Heat Transfer Measurements Using Multiple Thermochromic Liquid Crystals in Symmetric Cooling Channels

Abstract

Abstract The transient thermochromic liquid crystal (TLC) method is applied to determine the distribution of the local heat transfer coefficients using a configuration with parallel cooling channels at an engine-relevant Reynolds number. The rectangular channels with a moderate aspect ratio and a high length-to-diameter ratio are equipped with one-sided oblique ribs with high blockage, which is a promising configuration for turbine near-wall cooling applications. In this arrangement, the three inner channels should experience same flow and thermal conditions.

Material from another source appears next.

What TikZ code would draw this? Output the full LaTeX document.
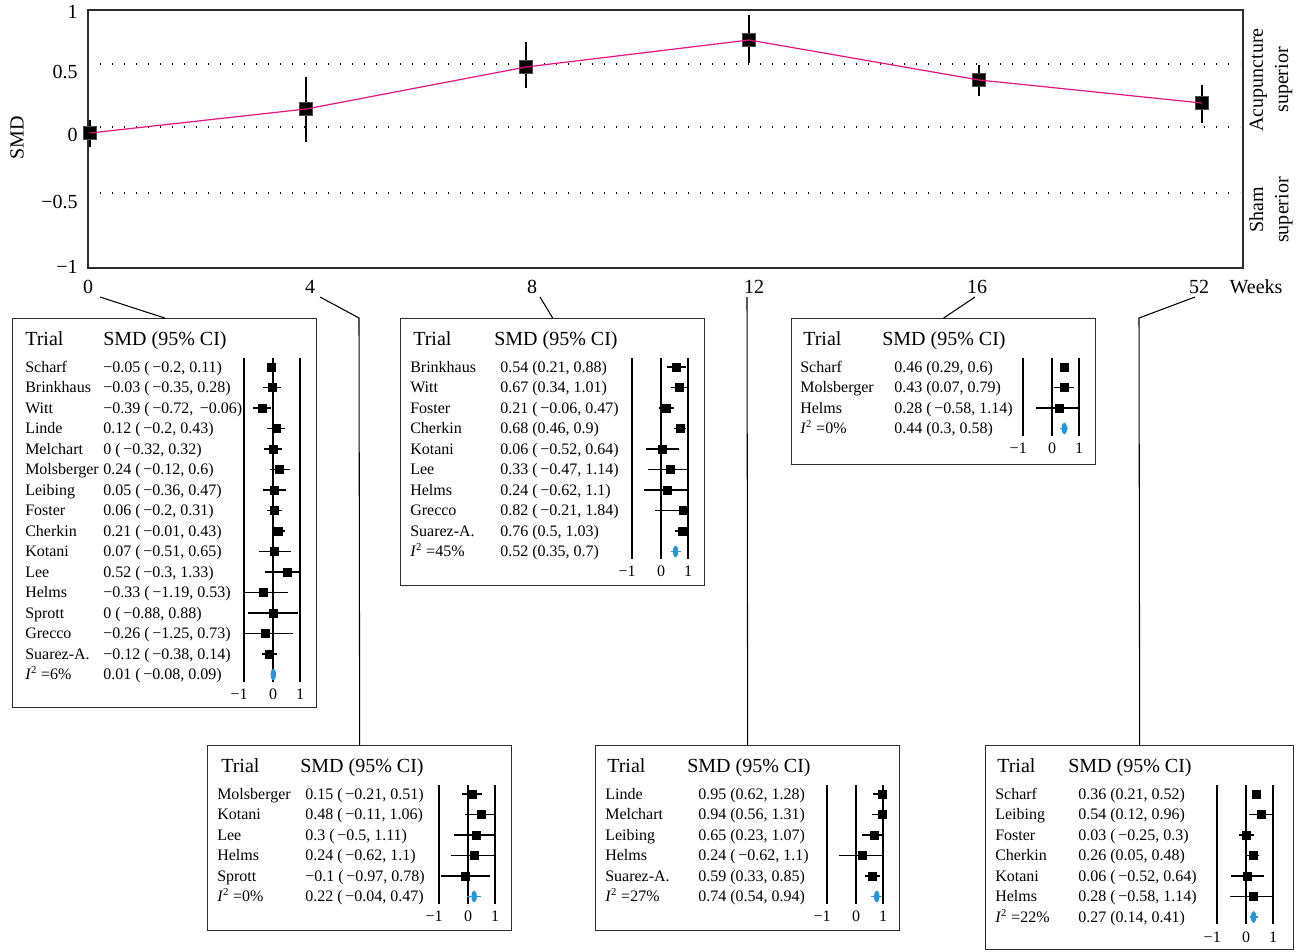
\documentclass[tikz,border=0pt]{standalone}
\usepackage{fontspec}
\setmainfont{Liberation Serif}
\definecolor{pinkline}{RGB}{230,20,130}
\definecolor{sumblue}{RGB}{35,150,220}
\definecolor{framecol}{RGB}{45,45,45}
\newcommand\frow[6]{%
  \pgfmathsetmacro\ry{49+20.5*#1}%
  \pgfmathsetmacro\xl{261+28*max(-1,#5)}%
  \pgfmathsetmacro\xh{261+28*min(1,#6)}%
  \pgfmathsetmacro\xe{261+28*(#4)}%
  \node[rowtxt] (\bid-n#1) at (\nx,\ry+5) {#2};
  \node[rowtxt] (\bid-v#1) at (\vx,\ry+5) {#3};
  \draw[ebar] (\xl,\ry) -- (\xh,\ry);
  \fill (\xe-4.5,\ry-4.5) rectangle (\xe+4.5,\ry+4.5);
}
\newcommand\fsum[6]{%
  \pgfmathsetmacro\ry{49+20.5*#1}%
  \pgfmathsetmacro\xl{261+28*max(-1,#5)}%
  \pgfmathsetmacro\xh{261+28*min(1,#6)}%
  \pgfmathsetmacro\xe{261+28*(#4)}%
  \node[rowtxt] (\bid-n#1) at (\nx,\ry+5) {\textit{I}\textsuperscript{2} =#2};
  \node[rowtxt] (\bid-v#1) at (\vx,\ry+5) {#3};
  \draw[sumbar] (\xl,\ry) -- (\xh,\ry);
  \fill[sumblue] (\xe,\ry) ellipse [x radius=2pt, y radius=4.5pt];
}
\newcommand\fhead[4]{% id-width-height-smdx
  \node[fboxnode, minimum width={#1*0.75pt}, minimum height={#2*0.75pt}] (\bid) at (0,0) {};
  \node[hdr] (\bid-trial) at (#4,27) {Trial};
  \node[hdr] (\bid-smd) at (#3,27) {SMD (95\% CI)};
}
\newcommand\faxis[1]{%
  \pgfmathsetmacro\ly{49+20.5*#1}%
  \foreach \xx in {232,261,288} {\draw[vline] (\xx,40) -- (\xx,\ly+7);}
  \node[axtxt, anchor=base east] (\bid-am) at (236,\ly+25) {−1};
  \node[axtxt, anchor=base] (\bid-az) at (261,\ly+25) {0};
  \node[axtxt, anchor=base] (\bid-ap) at (288,\ly+25) {1};
}
\begin{document}
\begin{tikzpicture}[x=0.75pt,y=-0.75pt,
  lbl/.style={font=\fontsize{15}{19}\selectfont, inner sep=0pt},
  hdr/.style={font=\fontsize{15}{18}\selectfont, inner sep=0pt, anchor=base west},
  rowtxt/.style={font=\fontsize{12}{14}\selectfont, inner sep=0pt, anchor=base west},
  axtxt/.style={font=\fontsize{12}{14}\selectfont, inner sep=0pt},
  fboxnode/.style={draw=framecol, line width=1pt, anchor=north west, inner sep=0pt, fill=none},
  vline/.style={line width=1pt, black},
  ebar/.style={line width=0.8pt, black},
  sumbar/.style={line width=1pt, sumblue},
  dotline/.style={line width=0.9pt, dash pattern=on 0.9pt off 8.1pt},
  marker/.style={fill=black, draw=black!70, line width=0.4pt, minimum size=9.75pt, inner sep=0pt},
  errv/.style={line width=1.1pt, black},
  conn/.style={line width=0.8pt, black}]
\useasboundingbox (0,0) rectangle (1301,951);
\fill[white] (0,0) rectangle (1301,951);
% ---------- top chart ----------
\foreach \yy in {64,127,193} {\draw[dotline] (100,\yy) -- (1240,\yy);}
\draw[framecol, line width=1.1pt] (88,10) rectangle (1243,268);
\node[lbl, anchor=east] (y1) at (78,12) {1};
\node[lbl, anchor=east] (y05) at (78,72) {0.5};
\node[lbl, anchor=east] (y0) at (78,135) {0};
\node[lbl, anchor=east] (ym05) at (78,202) {−0.5};
\node[lbl, anchor=east] (ym1) at (78,267) {−1};
\node[lbl, rotate=90] (ylab) at (17,138) {SMD};
\node[lbl, rotate=90, align=center] (acu) at (1271,80) {Acupuncture\\superior};
\node[lbl, rotate=90, align=center] (sham) at (1271,210) {Sham\\superior};
% error bars
\draw[errv] (90,120) -- (90,147);
\draw[errv] (306,77) -- (306,142);
\draw[errv] (526,42) -- (526,88);
\draw[errv] (749,15) -- (749,63);
\draw[errv] (979,65) -- (979,96);
\draw[errv] (1202,85) -- (1202,123);
% markers
\node[marker] (m0) at (90,133) {};
\node[marker] (m4) at (306,109) {};
\node[marker] (m8) at (526,67) {};
\node[marker] (m12) at (749,40) {};
\node[marker] (m16) at (979,80) {};
\node[marker] (m52) at (1202,103) {};
\draw[pinkline, line width=0.9pt] (m0.center) -- (m4.center) -- (m8.center) -- (m12.center) -- (m16.center) -- (m52.center);
% week labels
\node[lbl] (t0) at (88,287) {0};
\node[lbl] (t4) at (310,287) {4};
\node[lbl] (t8) at (532,287) {8};
\node[lbl] (t12) at (754,287) {12};
\node[lbl] (t16) at (977,287) {16};
\node[lbl] (t52) at (1199,287) {52};
\node[lbl] (weeks) at (1256,287) {Weeks};
% ---------- box week 0 ----------
\begin{scope}[shift={(12,318)}]
\def\bid{b0}\def\nx{13}\def\vx{91}
\fhead{304}{389}{91}{13}
\faxis{15}
\frow{0}{Scharf}{−0.05 (\,−0.2, 0.11)}{-0.05}{-0.2}{0.11}
\frow{1}{Brinkhaus}{−0.03 (\,−0.35, 0.28)}{-0.03}{-0.35}{0.28}
\frow{2}{Witt}{−0.39 (\,−0.72, \,−0.06)}{-0.39}{-0.72}{-0.06}
\frow{3}{Linde}{0.12 (\,−0.2, 0.43)}{0.12}{-0.2}{0.43}
\frow{4}{Melchart}{0 (\,−0.32, 0.32)}{0}{-0.32}{0.32}
\frow{5}{Molsberger}{0.24 (\,−0.12, 0.6)}{0.24}{-0.12}{0.6}
\frow{6}{Leibing}{0.05 (\,−0.36, 0.47)}{0.05}{-0.36}{0.47}
\frow{7}{Foster}{0.06 (\,−0.2, 0.31)}{0.06}{-0.2}{0.31}
\frow{8}{Cherkin}{0.21 (\,−0.01, 0.43)}{0.21}{-0.01}{0.43}
\frow{9}{Kotani}{0.07 (\,−0.51, 0.65)}{0.07}{-0.51}{0.65}
\frow{10}{Lee}{0.52 (\,−0.3, 1.33)}{0.52}{-0.3}{1.33}
\frow{11}{Helms}{−0.33 (\,−1.19, 0.53)}{-0.33}{-1.19}{0.53}
\frow{12}{Sprott}{0 (\,−0.88, 0.88)}{0}{-0.88}{0.88}
\frow{13}{Grecco}{−0.26 (\,−1.25, 0.73)}{-0.26}{-1.25}{0.73}
\frow{14}{Suarez-A.}{−0.12 (\,−0.38, 0.14)}{-0.12}{-0.38}{0.14}
\fsum{15}{6\%}{0.01 (\,−0.08, 0.09)}{0.01}{-0.08}{0.09}
\end{scope}
% ---------- box week 8 ----------
\begin{scope}[shift={(400,318)}]
\def\bid{b8}\def\nx{10}\def\vx{100}
\fhead{304}{267}{94}{13}
\faxis{9}
\frow{0}{Brinkhaus}{0.54 (0.21, 0.88)}{0.54}{0.21}{0.88}
\frow{1}{Witt}{0.67 (0.34, 1.01)}{0.67}{0.34}{1.01}
\frow{2}{Foster}{0.21 (\,−0.06, 0.47)}{0.21}{-0.06}{0.47}
\frow{3}{Cherkin}{0.68 (0.46, 0.9)}{0.68}{0.46}{0.9}
\frow{4}{Kotani}{0.06 (\,−0.52, 0.64)}{0.06}{-0.52}{0.64}
\frow{5}{Lee}{0.33 (\,−0.47, 1.14)}{0.33}{-0.47}{1.14}
\frow{6}{Helms}{0.24 (\,−0.62, 1.1)}{0.24}{-0.62}{1.1}
\frow{7}{Grecco}{0.82 (\,−0.21, 1.84)}{0.82}{-0.21}{1.84}
\frow{8}{Suarez-A.}{0.76 (0.5, 1.03)}{0.76}{0.5}{1.03}
\fsum{9}{45\%}{0.52 (0.35, 0.7)}{0.52}{0.35}{0.7}
\end{scope}
% ---------- box week 16 ----------
\begin{scope}[shift={(791,318)}]
\def\bid{b16}\def\nx{9}\def\vx{103}
\fhead{304}{146}{91}{12}
\faxis{3}
\frow{0}{Scharf}{0.46 (0.29, 0.6)}{0.46}{0.29}{0.6}
\frow{1}{Molsberger}{0.43 (0.07, 0.79)}{0.43}{0.07}{0.79}
\frow{2}{Helms}{0.28 (\,−0.58, 1.14)}{0.28}{-0.58}{1.14}
\fsum{3}{0\%}{0.44 (0.3, 0.58)}{0.44}{0.3}{0.58}
\end{scope}
% ---------- box week 4 ----------
\begin{scope}[shift={(207,745)}]
\def\bid{b4}\def\nx{10}\def\vx{98}
\fhead{304}{185}{93}{14}
\faxis{5}
\frow{0}{Molsberger}{0.15 (\,−0.21, 0.51)}{0.15}{-0.21}{0.51}
\frow{1}{Kotani}{0.48 (\,−0.11, 1.06)}{0.48}{-0.11}{1.06}
\frow{2}{Lee}{0.3 (\,−0.5, 1.11)}{0.3}{-0.5}{1.11}
\frow{3}{Helms}{0.24 (\,−0.62, 1.1)}{0.24}{-0.62}{1.1}
\frow{4}{Sprott}{−0.1 (\,−0.97, 0.78)}{-0.1}{-0.97}{0.78}
\fsum{5}{0\%}{0.22 (\,−0.04, 0.47)}{0.22}{-0.04}{0.47}
\end{scope}
% ---------- box week 12 ----------
\begin{scope}[shift={(595,745)}]
\def\bid{b12}\def\nx{10}\def\vx{103}
\fhead{304}{185}{92}{12}
\faxis{5}
\frow{0}{Linde}{0.95 (0.62, 1.28)}{0.95}{0.62}{1.28}
\frow{1}{Melchart}{0.94 (0.56, 1.31)}{0.94}{0.56}{1.31}
\frow{2}{Leibing}{0.65 (0.23, 1.07)}{0.65}{0.23}{1.07}
\frow{3}{Helms}{0.24 (\,−0.62, 1.1)}{0.24}{-0.62}{1.1}
\frow{4}{Suarez-A.}{0.59 (0.33, 0.85)}{0.59}{0.33}{0.85}
\fsum{5}{27\%}{0.74 (0.54, 0.94)}{0.74}{0.54}{0.94}
\end{scope}
% ---------- box week 52 ----------
\begin{scope}[shift={(985,745)}]
\def\bid{b52}\def\nx{10}\def\vx{93}
\fhead{308}{204}{83}{12}
\faxis{6}
\frow{0}{Scharf}{0.36 (0.21, 0.52)}{0.36}{0.21}{0.52}
\frow{1}{Leibing}{0.54 (0.12, 0.96)}{0.54}{0.12}{0.96}
\frow{2}{Foster}{0.03 (\,−0.25, 0.3)}{0.03}{-0.25}{0.3}
\frow{3}{Cherkin}{0.26 (0.05, 0.48)}{0.26}{0.05}{0.48}
\frow{4}{Kotani}{0.06 (\,−0.52, 0.64)}{0.06}{-0.52}{0.64}
\frow{5}{Helms}{0.28 (\,−0.58, 1.14)}{0.28}{-0.58}{1.14}
\fsum{6}{22\%}{0.27 (0.14, 0.41)}{0.27}{0.14}{0.41}
\end{scope}
% ---------- connectors ----------
\coordinate (c0) at (100,297);
\coordinate (c4) at (320,297);
\coordinate (e4) at (359,318);
\coordinate (c8) at (540,297);
\coordinate (c12) at (747,297);
\coordinate (c16) at (975,297);
\coordinate (c52) at (1195,297);
\coordinate (e52) at (1139,318);
\draw[conn] (c0) -- (b0.north);
\draw[conn] (c4) -- (e4) -- (b4.north);
\draw[conn] (c8) -- (b8.north);
\draw[conn] (c12) -- (b12.north);
\draw[conn] (c16) -- (b16.north);
\draw[conn] (c52) -- (e52) -- (b52.north);
\end{tikzpicture}
\end{document}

Numerical simulations are performed to substantiate this assumption. The symmetric single channels are sprayed with narrowband TLC with various indication temperatures. Multiple experiments were conducted. All start at ambient conditions before the fluid is heated up to several temperatures between 46 °C and 73 °C. The results show that the determined local heat transfer coefficients and therefore the Nusselt numbers vary significantly for the different experimental conditions especially at locations of high heat transfer coefficient behind the ribs. A simplified procedure with respect to measurement uncertainties is applied to enable an easy and fast valuation of the data quality. This might be used within the data reduction analysis for such experiments directly. The approach is illustrated using the obtained experimental data.